Charles D’Ambrosio – The Dead Fish Museum

Books Reviews Charles D'Ambrosio
Charles D’Ambrosio – The Dead Fish Museum

Stories for Millions of Us, Everywhere: The damned and the damaged inherit the earth in this long-anticipated story collection

In “Screenwriter,” from Charles D’Ambrosio’s new collection, the narrator describes a young dancer at the mental institution they share:

A white moth fell like a flower petal from the sky, dropped through a link in the fence, and came to light on my hand. The cooling night wind raised gooseflesh on my arms, and a cloud of smoke ripped into the air. The girl’s gown was smoldering. A leading edge of orange flame was chewing up the hem. I rose from my seat to tell the ballerina she was on fire. The moth flew from my hand, a gust fanned the flames, there was a flash, and the girl ignited, lighting up like a paper lantern. She was cloaked in fire. The heat moved in waves across my face and I had to squint against the brightness. The ballerina spread her arms and levitated, sur le pointes, leaving the patio as her legs, ass, and back emerged phoenix-like out of this paper chrysalis, rising up until finally the gown sloughed from her shoulders and sailed away, a tattered black ghost ascending in a column of smoke and ash, and she lowered back down, naked and white, standing there, pretty much unfazed, in first position.

The terrible beauty of this passage typifies D’Ambrosio’s precision about characters detached from love, sanity or both. In “Drummond and Son,” a typewriter repairman’s wife leaves him with his adult, mentally distant son, who explains that he “laughs when he sees something sad.” Depicting characters with weak grasps on reality allows the author to unstick words from their familiar meanings. He often uses surreal language to depict disconnected, sometimes hallucinatory experiences. In the title story, for example, an emigrant from El Salvador struggles with English, calling his refrigerator “the dead fish museum.” In the typewriter-repairman story, he and his mentally disabled son spend their bus ride home reading pages of random, fragmented and nonsensical symbols customers have typed during the day. One reads, “???????????!!!!!!” The clearest statement offered reads, “God is dead.”

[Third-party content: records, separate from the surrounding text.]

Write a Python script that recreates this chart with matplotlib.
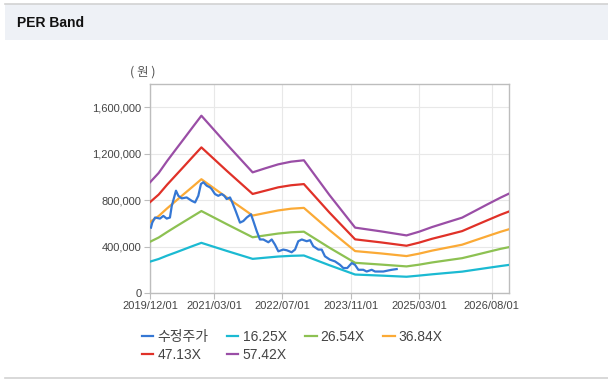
import matplotlib
matplotlib.use("Agg")
import matplotlib.pyplot as plt
import matplotlib.dates as mdates
from matplotlib.patches import Rectangle
from matplotlib.lines import Line2D
from matplotlib.ticker import FuncFormatter, FixedLocator
import pandas as pd

plt.rcParams['font.family'] = ['Liberation Sans', 'Noto Sans CJK KR', 'DejaVu Sans']

# ---- data ----
band_dates = ['2019-12-01', '2020-02-01', '2020-04-01', '2020-06-01', '2020-08-01', '2020-10-01',
              '2020-12-01', '2021-06-01', '2021-12-01', '2022-03-01', '2022-06-01', '2022-09-01',
              '2022-12-01', '2023-06-01', '2023-12-01', '2024-06-01', '2024-12-01', '2025-03-01',
              '2025-06-01', '2025-09-01', '2026-01-01', '2026-04-01', '2026-07-01', '2026-10-01',
              '2026-12-01']
band_1625 = [270000, 293000, 322000, 349000, 377000, 405000, 432000, 362000, 294000, 304000,
             314000, 320000, 323000, 239000, 159000, 150000, 140000, 150000, 161000, 171000,
             184000, 200000, 216000, 232000, 242000]
band_2654 = [441000, 478000, 525000, 571000, 616000, 661000, 706000, 592000, 480000, 496000,
             512000, 523000, 528000, 390000, 260000, 245000, 229000, 244000, 263000, 279000,
             300000, 326000, 353000, 380000, 395000]
band_3684 = [612000, 663000, 729000, 792000, 855000, 917000, 980000, 822000, 667000, 689000,
             711000, 726000, 733000, 542000, 361000, 341000, 318000, 339000, 365000, 387000,
             416000, 453000, 490000, 527000, 549000]
band_4713 = [782000, 848000, 933000, 1013000, 1093000, 1174000, 1254000, 1051000, 853000, 881000,
             910000, 928000, 938000, 693000, 462000, 436000, 407000, 434000, 467000, 495000,
             533000, 580000, 627000, 674000, 702000]
band_5742 = [953000, 1034000, 1137000, 1235000, 1332000, 1430000, 1527000, 1280000, 1039000, 1074000,
             1108000, 1131000, 1143000, 844000, 563000, 531000, 496000, 528000, 568000, 603000,
             649000, 706000, 764000, 821000, 856000]

price_dates = ['2019-12-08', '2019-12-17', '2020-01-06', '2020-02-10', '2020-03-05', '2020-03-29',
               '2020-04-21', '2020-05-04', '2020-06-03', '2020-06-20', '2020-07-14', '2020-08-18',
               '2020-09-23', '2020-10-17', '2020-11-09', '2020-11-28', '2020-12-15', '2021-01-08',
               '2021-01-31', '2021-02-12', '2021-03-08', '2021-03-31', '2021-04-25', '2021-05-13',
               '2021-05-30', '2021-06-23', '2021-07-09', '2021-08-02', '2021-09-02', '2021-09-26',
               '2021-10-20', '2021-11-19', '2021-12-06', '2021-12-30', '2022-01-22', '2022-02-15',
               '2022-03-23', '2022-04-16', '2022-05-09', '2022-06-02', '2022-07-07', '2022-08-01',
               '2022-09-05', '2022-09-29', '2022-10-22', '2022-11-16', '2022-12-21', '2023-01-14',
               '2023-02-06', '2023-03-14', '2023-04-07', '2023-04-30', '2023-06-05', '2023-07-11',
               '2023-08-15', '2023-09-08', '2023-10-06', '2023-11-07', '2023-11-30', '2023-12-24',
               '2024-01-28', '2024-02-21', '2024-03-28', '2024-04-21', '2024-05-26', '2024-06-19',
               '2024-07-24', '2024-08-18', '2024-09-22']
price = [563000, 606000, 650000, 641000, 664000, 641000,
         650000, 750000, 881000, 837000, 815000, 823000,
         794000, 780000, 837000, 939000, 954000, 924000,
         910000, 896000, 852000, 837000, 852000, 837000,
         809000, 823000, 780000, 707000, 606000, 620000,
         650000, 678000, 620000, 533000, 461000, 461000,
         437000, 461000, 417000, 359000, 374000, 368000,
         351000, 374000, 446000, 461000, 446000, 455000,
         403000, 374000, 374000, 316000, 287000, 272000,
         243000, 215000, 215000, 258000, 243000, 200000,
         200000, 185000, 200000, 185000, 185000, 185000,
         194000, 200000, 206000]

series_names = ['수정주가', '16.25X', '26.54X', '36.84X', '47.13X', '57.42X']
colors = ['#3577d4', '#1bbad2', '#8dc152', '#fbaa36', '#e03128', '#9a4ea6']

x_ticks = ['2019/12/01', '2021/03/01', '2022/07/01', '2023/11/01', '2025/03/01', '2026/08/01']
y_ticks = [0, 400000, 800000, 1200000, 1600000]

# ---- figure ----
W, H = 608, 388
fig = plt.figure(figsize=(W / 100, H / 100), dpi=100, facecolor='white')

# header band
fig.patches.append(Rectangle((5 / W, 1 - 40 / H), (W - 5) / W, 36 / H, transform=fig.transFigure,
                             facecolor='#eef1f6', edgecolor='none', zorder=0))
fig.add_artist(Line2D([5 / W, 1], [1 - 4 / H, 1 - 4 / H], transform=fig.transFigure,
                      color='#d2d2d2', lw=1.2))
fig.add_artist(Line2D([5 / W, 1], [1 - 378 / H, 1 - 378 / H], transform=fig.transFigure,
                      color='#d2d2d2', lw=1.2))
fig.text(17 / W, 1 - 23 / H, 'PER Band', fontsize=10, fontweight='bold', color='#111111',
         ha='left', va='center')

ax = fig.add_axes([150 / W, 1 - 293 / H, (509 - 150) / W, (293 - 84) / H])
ax.set_facecolor('white')

bd = pd.to_datetime(band_dates)
pdts = pd.to_datetime(price_dates)

handles = []
handles.append(ax.plot(pdts, price, color=colors[0], lw=1.6, zorder=6, label=series_names[0])[0])
for vals, c, n in zip([band_1625, band_2654, band_3684, band_4713, band_5742], colors[1:], series_names[1:]):
    handles.append(ax.plot(bd, vals, color=c, lw=1.6, zorder=5, label=n)[0])

ax.set_xlim(pd.Timestamp('2019-12-01'), pd.Timestamp('2026-12-01'))
ax.set_ylim(0, 1800000)

xt = [mdates.date2num(pd.Timestamp(t.replace('/', '-'))) for t in x_ticks]
ax.xaxis.set_major_locator(FixedLocator(xt))
ax.set_xticklabels(x_ticks)
ax.yaxis.set_major_locator(FixedLocator(y_ticks))
ax.yaxis.set_major_formatter(FuncFormatter(lambda v, p: f'{int(v):,}'))

ax.grid(True, color='#e8e8e8', lw=0.8, zorder=0)
ax.set_axisbelow(True)
for s in ax.spines.values():
    s.set_color('#bdbdbd')
    s.set_linewidth(1.0)
ax.tick_params(axis='both', colors='#bdbdbd', labelcolor='#444444', labelsize=8, length=4, width=0.8, pad=2)

fig.text(143 / W, 1 - 72 / H, '( 원 )', fontsize=9, color='#555555', ha='center', va='center',
         family=['Noto Sans CJK KR'])

# row-wise legend order: matplotlib fills columns first
order = [0, 4, 1, 5, 2, 3]
leg = fig.legend([handles[i] for i in order], [series_names[i] for i in order],
                 loc='upper left', bbox_to_anchor=(136 / W, 1 - 324 / H), ncol=4, frameon=False,
                 fontsize=10, handlelength=0.85, handletextpad=0.3, columnspacing=1.3,
                 labelspacing=0.3, borderaxespad=0)
for t in leg.get_texts():
    t.set_color('#444444')

fig.savefig('out.png', dpi=100, facecolor='white')
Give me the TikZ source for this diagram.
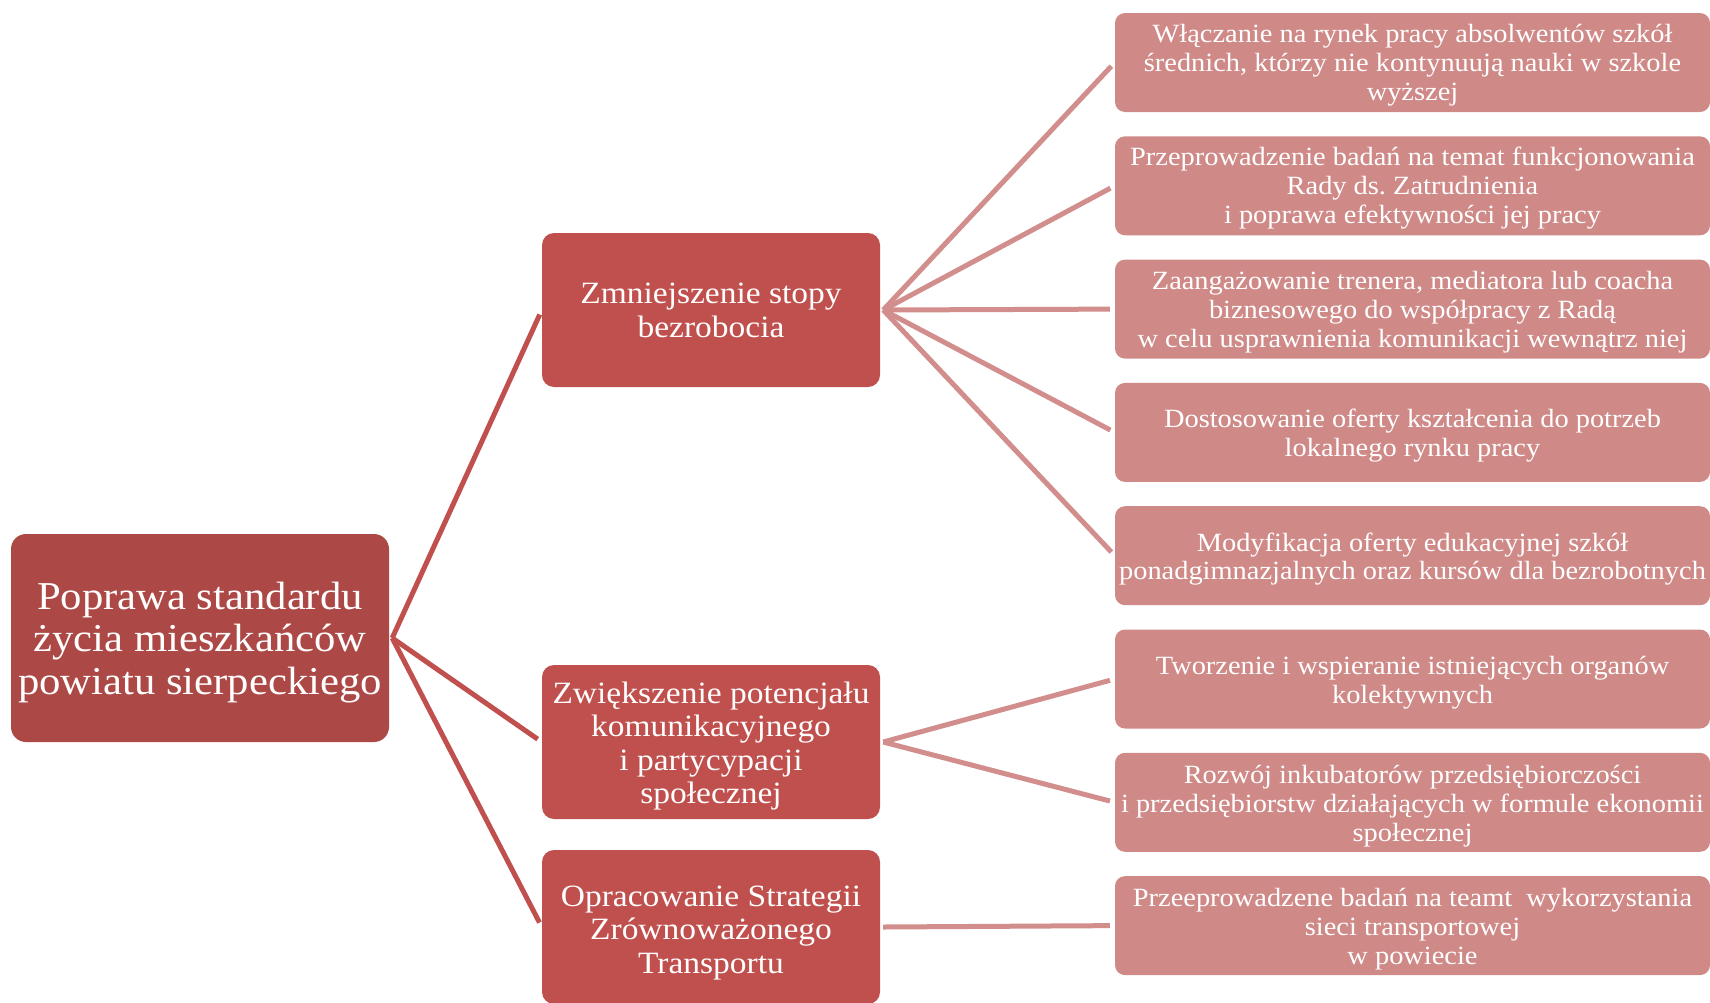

Disconnection from God is one of the central themes, depicted largely by the recurrent images of dead fish. For example, in “The High Divide,” the characters walk away from their camping spot and return to find the fish they caught “all burned to hell.” Significantly, it’s during this hiking trip that the father of the narrator’s friend announces he and his wife are getting a divorce. It turns out there’s little to protect these characters from suffering, since the author suggests their faith in prayer and family is about as useful as faith in Sasquatch, a creature the father calls “a myth.” “The Bone Game” concerns a man, Kype, whose self-appointed mission is to find the perfect spot to scatter his grandfather’s ashes. With his road companion, D’Angelo, he drives the grandfather’s Eldorado to an Indian reservation where a deaf woman tells him white men are fish. And, ultimately, he swims and walks along a stream littered with dead fish.

“Blessing” is a story in which the protagonist’s ne’er-do-well brother receives the gift of a large salmon that washes up on the Skagit River’s flooded banks. This is arguably the most hopeful story, as the river ordinarily offers up tree branches and washing machines when it rises and destroys homes along its banks. The salmon feeds the family and an old neighbor, and they’re able to hold back the river with sandbags, at least until the storm returns and dumps more rain. These are fiercely compassionate stories in which people suffer mentally and spiritually, and one type of suffering is analog to the other; one character will lose his mind while another loses his soul.

Despite the sad state of many of the characters, D’Ambrosio depicts them with humor as often as with poignancy. When Kype and D’Angelo pick up a hitchhiking young woman they tell her of Kype’s grandfather’s importance, his impact on people and his fame. Impressed, the woman drinks from a bottle of whiskey and says, “Here’s to Granpa.” “Here is Granpa,” D’Angelo replies, holding up the urn filled with the old man’s ashes.

Although many of the stories in The Dead Fish Museum were originally published in The New Yorker and elsewhere, this collection is more than welcome after the 10-year wait since The Point, D’Ambrosio’s highly acclaimed first collection. It’s most welcome because of the solace it offers. In “Blessing,” for example, the narrator finds a mysterious note written on a Christmas card in the attic of his newly purchased house. The note reads, “I hope these help. Love Milt.”

One imagines D’Ambrosio offering these beautifully written stories with a comparable intent to suffering readers who need help. At the end of “The High Divide,” orphaned Ignatius, his lonely friend Donny and Donny’s troubled father yell across the river and hear their echoing voices, “like there were millions of us everywhere.”